As for Stir-Fried Black Pepper Prawns, I feel that the shrimps are not as crunchy as they ought to be. I recommend using fresher shrimps to provide juicier texture.
Dhalca (vegetable curry) is a stew of eggplants, carrots and potatoes. Despite its vegetarian nature, I find this dish to be surprisingly appetizing.
Other hot dishes during today's buffet are Braised Lamb With Rosemary Sauce, Fillet Seabass With Kerabu Sauce, Squid Thai Style and Fried Mixed Vegetables.

One of this evening's highlights is Mee Ketam (crab noodle). The soup is very similar to Hokkien Mee, but uses flower crabs instead of shrimps. Yellow noodle (黄面), rice vermicelli (米粉), meatballs, hard-boiled egg, choy sum (菜心) and bean sprouts are to be blanched in hot water before being added to the soup. I feel that the soup is too salty for me, but otherwise this Mee Ketam is quite enjoyable.
Rojak Buah (fruit salad) is a mixture of jambu batu (guava), betik muda (young papaya), sengkuang (jicama), nenas (pineapple) and cucumber. The cut fruits are typically dressed in thick shrimp paste.
Ais Kacang is a popular Malaysian dessert. Diners can pick their own ingredients. Choices are attap chee (nipa palm fruit), cendol (green jelly noodle), cincau (grass jelly), red beans and peanuts. Shaved ice is flavored by coconut milk, gula melaka (palm sugar) and sirap ros (rose syrup).
Ramadan dinners are incomplete without an assortment of sweet Malay Kuih. This evening, the selection of kuih is Kuih Lapis Pelangi (rainbow-colored layer cake), Kuih Bakar Pandan (pandan-flavored cake), Seri Muka (glutinous rice cake with pandan custard) and Cucur Badak (sweet potato balls with spicy fillings).
In particular, I like the chewy texture of Abuk-Abuk. These glutinous rice cakes are filled with sweet coconut filling, while the outer surface is dusted with flour.
Sago Gula Melaka is made from sago pearls. Soft and translucent, the pearls are dyed green for aesthetic appeal. Since sago is tasteless on its own, gula melaka and coconut milk are provided as sweeteners.

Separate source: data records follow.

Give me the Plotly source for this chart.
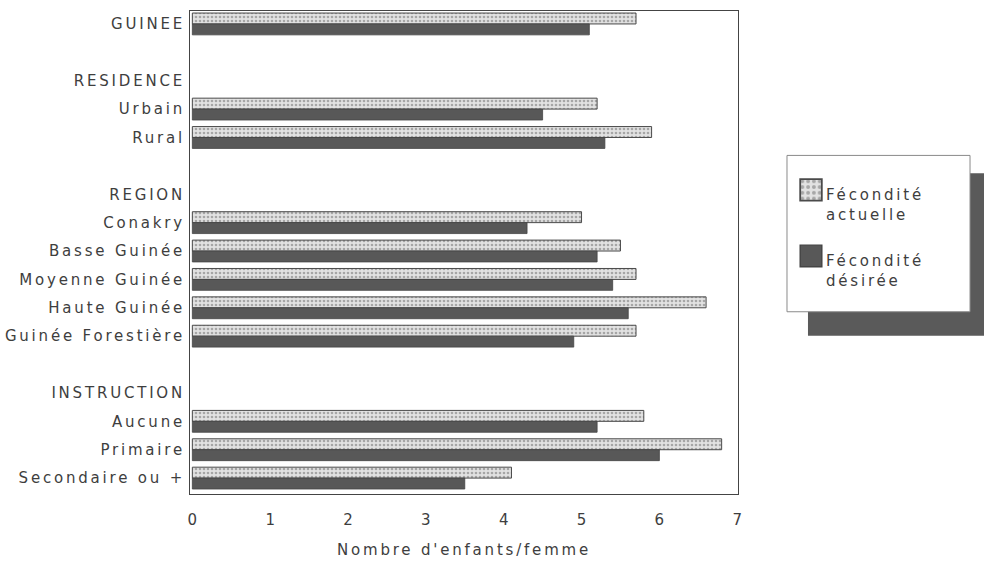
import plotly.graph_objects as go

# Rows of the chart (headers and blank spacer rows included)
rows = ["GUINEE", " ", "RESIDENCE", "Urbain", "Rural", "  ", "REGION",
        "Conakry", "Basse Guinée", "Moyenne Guinée", "Haute Guinée",
        "Guinée Forestière", "   ", "INSTRUCTION", "Aucune", "Primaire",
        "Secondaire ou +"]

categories = ["GUINEE", "Urbain", "Rural", "Conakry", "Basse Guinée",
              "Moyenne Guinée", "Haute Guinée", "Guinée Forestière",
              "Aucune", "Primaire", "Secondaire ou +"]
fec_actuelle = [5.7, 5.2, 5.9, 5.0, 5.5, 5.7, 6.6, 5.7, 5.8, 6.8, 4.1]
fec_desiree = [5.1, 4.5, 5.3, 4.3, 5.2, 5.4, 5.6, 4.9, 5.2, 6.0, 3.5]

x_ticks = [0, 1, 2, 3, 4, 5, 6, 7]

txt = "#3e3e3e"
font_family = "DejaVu Sans"

fig = go.Figure()
fig.add_trace(go.Bar(
    y=categories, x=fec_actuelle, orientation="h",
    name="Fécondité<br>actuelle", legendgroup="a",
    marker=dict(color="#dcdcdc",
                line=dict(color="#4a4a4a", width=1),
                pattern=dict(shape=".", size=4, solidity=0.35,
                             fgcolor="#6a6a6a", bgcolor="#e2e2e2",
                             fillmode="overlay")),
))
fig.add_trace(go.Bar(
    y=categories, x=fec_desiree, orientation="h",
    name="Fécondité<br>désirée", legendgroup="d",
    marker=dict(color="#585858", line=dict(color="#444444", width=0.8)),
))

# legend shadow and legend frame
fig.add_shape(type="rect", xref="paper", yref="paper",
              x0=1.1277, x1=1.47, y0=0.3278, y1=0.664,
              fillcolor="#5a5a5a", line=dict(width=0), layer="below")
fig.add_shape(type="rect", xref="paper", yref="paper",
              x0=1.0894, x1=1.4234, y0=0.3773, y1=0.7010,
              fillcolor="white", line=dict(color="#8a8a8a", width=1),
              layer="below")

fig.update_layout(
    width=984, height=566,
    margin=dict(l=190, r=246, t=10, b=71),
    paper_bgcolor="white", plot_bgcolor="white",
    barmode="group", bargap=0.23, bargroupgap=0.0,
    font=dict(family=font_family, size=15, color=txt),
    showlegend=True,
    legend=dict(x=1.0876, y=0.6544, xanchor="left", yanchor="top",
                bgcolor="rgba(0,0,0,0)", borderwidth=0,
                font=dict(family=font_family, size=15, color=txt),
                traceorder="grouped", itemwidth=30, tracegroupgap=24),
    xaxis=dict(range=[-0.03, 7.01], tickmode="array", tickvals=x_ticks,
               ticktext=[str(v) for v in x_ticks], showgrid=False,
               zeroline=False, showline=True, linecolor="#444444",
               linewidth=1, mirror=True, ticks="", ticklabelstandoff=12,
               tickfont=dict(size=15, color=txt),
               title=dict(text="Nombre d'enfants/femme", standoff=16,
                          font=dict(size=15, color=txt))),
    yaxis=dict(type="category", categoryorder="array", categoryarray=rows,
               range=[16.56, -0.456], showgrid=False, zeroline=False,
               showline=True, linecolor="#444444", linewidth=1,
               mirror=True, ticks="", ticklabelstandoff=1,
               tickmode="array", tickvals=rows, ticktext=rows,
               tickfont=dict(size=15, color=txt)),
)

post = (
    "var s=document.createElement('style');"
    "s.textContent='body{margin:0 !important;}"
    " .ytick text, .legendtext, .g-xtitle text{letter-spacing:2.8px;}"
    " .legend .scrollbox{clip-path:none !important;}"
    " .legend .legendpoints path{transform:translate(25px,-14px) scale(1.8);}';"
    "document.head.appendChild(s);"
)

fig.write_html("out.html", post_script=post,
               config={"displayModeBar": False})
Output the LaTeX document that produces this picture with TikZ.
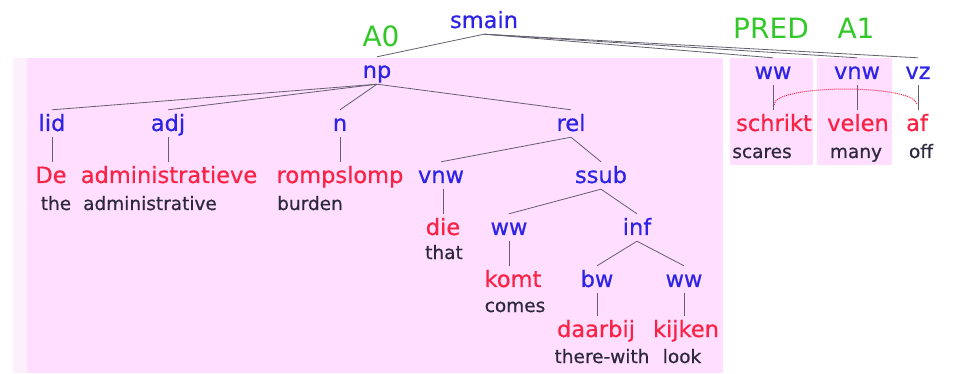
\documentclass[tikz,border=0pt]{standalone}
\usepackage{fontspec}
\setmainfont{DejaVu Sans}
\newfontfamily\treefont[FakeBold=0.6]{DejaVu Sans}
\definecolor{catblue}{RGB}{45,35,230}
\definecolor{wordred}{RGB}{250,35,70}
\definecolor{glossgray}{RGB}{45,40,60}
\definecolor{rolegreen}{RGB}{50,200,40}
\definecolor{pinkbg}{RGB}{255,222,255}
\definecolor{pinkfaint}{RGB}{253,240,253}
\definecolor{edgegray}{RGB}{100,95,110}
\begin{document}
\begin{tikzpicture}[x=1pt,y=-1pt,
  lbl/.style={anchor=base, inner xsep=1pt, inner ysep=2pt, text height=19pt, text depth=4pt},
  cat/.style={lbl, text=catblue, font=\treefont\fontsize{22.5}{27}\selectfont},
  word/.style={lbl, text=wordred, font=\treefont\fontsize{22.5}{27}\selectfont},
  gloss/.style={anchor=base, inner sep=1pt, text=glossgray, font=\treefont\fontsize{18.5}{22}\selectfont},
  role/.style={anchor=base, inner sep=0pt, text=rolegreen, font=\fontsize{28}{32}\selectfont},
  edge/.style={draw=edgegray, line width=0.8pt},
  link/.style={draw=wordred, densely dotted, line width=1pt}]
\useasboundingbox (0,0) rectangle (956,374);

% shaded argument spans
\fill[pinkfaint] (13,58) rectangle (27,373);
\fill[pinkbg] (27,58) rectangle (723,373);
\fill[pinkbg] (730,58) rectangle (813,165);
\fill[pinkbg] (817,58) rectangle (892,165);

% semantic role labels
\node[role] (a0) at (381,47) {A0};
\node[role] (pred) at (771,39) {PRED};
\node[role] (a1) at (856,39) {A1};

% root
\node[cat] (smain) at (484,28) {smain};

% subject noun phrase
\node[cat] (np) at (377,78) {np};
\node[cat] (lid) at (52,131) {lid};
\node[cat] (adj) at (168,131) {adj};
\node[cat] (n) at (340,131) {n};
\node[cat] (rel) at (571,131) {rel};
\node[word] (de) at (51,183) {De};
\node[word] (admin) at (169,183) {administratieve};
\node[word] (romp) at (340,183) {rompslomp};
\node[gloss] (gde) at (56,210) {the};
\node[gloss] (gadmin) at (150,210) {administrative};
\node[gloss] (gromp) at (310,210) {burden};

% relative clause
\node[cat] (vnw) at (441,183) {vnw};
\node[cat] (ssub) at (601,183) {ssub};
\node[word] (die) at (443,235) {die};
\node[gloss] (gdie) at (444,259) {that};
\node[cat] (ww) at (509,235) {ww};
\node[cat] (inf) at (637,235) {inf};
\node[word] (komt) at (513,287) {komt};
\node[gloss] (gkomt) at (515,312) {comes};
\node[cat] (bw) at (597,287) {bw};
\node[cat] (wwb) at (684,287) {ww};
\node[word] (daarbij) at (596,337) {daarbij};
\node[word] (kijken) at (686,337) {kijken};
\node[gloss] (gdaarbij) at (602,363) {there-with};
\node[gloss] (gkijken) at (682,363) {look};

% main verb, object and particle
\node[cat] (rww) at (773,79) {ww};
\node[cat] (rvnw) at (857,79) {vnw};
\node[cat] (vz) at (918,79) {vz};
\node[word] (schrikt) at (774,131) {schrikt};
\node[word] (velen) at (858,131) {velen};
\node[word] (af) at (917,131) {af};
\node[gloss] (gschrikt) at (762,158) {scares};
\node[gloss] (gvelen) at (856,158) {many};
\node[gloss] (gaf) at (921,158) {off};

% tree edges
\path[edge] (smain.south) -- (np.north);
\path[edge] (smain.south) -- (rww.north);
\path[edge] (smain.south) -- (rvnw.north);
\path[edge] (smain.south) -- (vz.north);

\path[edge] (np.south) -- (lid.north);
\path[edge] (np.south) -- (adj.north);
\path[edge] (np.south) -- (n.north);
\path[edge] (np.south) -- (rel.north);
\path[edge] (lid.south) -- (lid.south |- de.north);
\path[edge] (adj.south) -- (adj.south |- admin.north);
\path[edge] (n.south) -- (n.south |- romp.north);

\path[edge] (rel.south) -- (vnw.north);
\path[edge] (rel.south) -- (ssub.north);
\path[edge] (die.north |- vnw.south) -- (die.north);
\path[edge] (ssub.south) -- (ww.north);
\path[edge] (ssub.south) -- (inf.north);
\path[edge] (ww.south) -- (ww.south |- komt.north);
\path[edge] (inf.south) -- (bw.north);
\path[edge] (inf.south) -- (wwb.north);
\path[edge] (bw.south) -- (bw.south |- daarbij.north);
\path[edge] (wwb.south) -- (wwb.south |- kijken.north);

\path[edge] (rww.south) -- (rww.south |- schrikt.north);
\path[edge] (rvnw.south) -- (rvnw.south |- velen.north);
\path[edge] (vz.south) -- (vz.south |- af.north);

% separable verb link
\path[link] ([yshift=5pt]schrikt.north) .. controls +(0,-21) and +(0,-21) .. ([yshift=5pt]af.north);
\end{tikzpicture}
\end{document}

In addition, the desserts counter also includes several types of cakes and fruit jelly. Also presented is Bubur Kacang Hijau Dengan Pulut (green pea soup with glutinous rice).
Moving on to drinks, sirap bandung (rose-flavored milk) and soy milk are provided in dispensers. Hot coffee and tea are also served.
Georgetown City Hotel's Selera Kampung Ramadhan is served from 30 May 2017 to 21 June 2017, between 7:00pm and 10:00pm. The buffet dinner is priced at RM55.00 net for adults and RM30.00 net for children. Senior citizens enjoy discounted price of RM42.00. This is one of the most affordable Ramadan buffet dinners in Penang this year.

Name: The Cafe
Address: Georgetown City Hotel, 1-Stop Midlands Park, Jalan Burma, 10350 George Town, Pulau Pinang
Contact: 04-227-7111
Business hours: 7:00pm-10:00pm
Website: http://www.georgetowncityhotel.com/en/dining
Coordinates: 5.43298 N, 100.30689 E
Directions: Georgetown City Hotel is adjacent to Midlands 1-Stop. The Cafe is located towards the right from the main entrance. There are ample of parking spaces at the basement. Diners at The Cafe can get their parking ticket validated for flat parking rate of RM3.00 for 3 hours.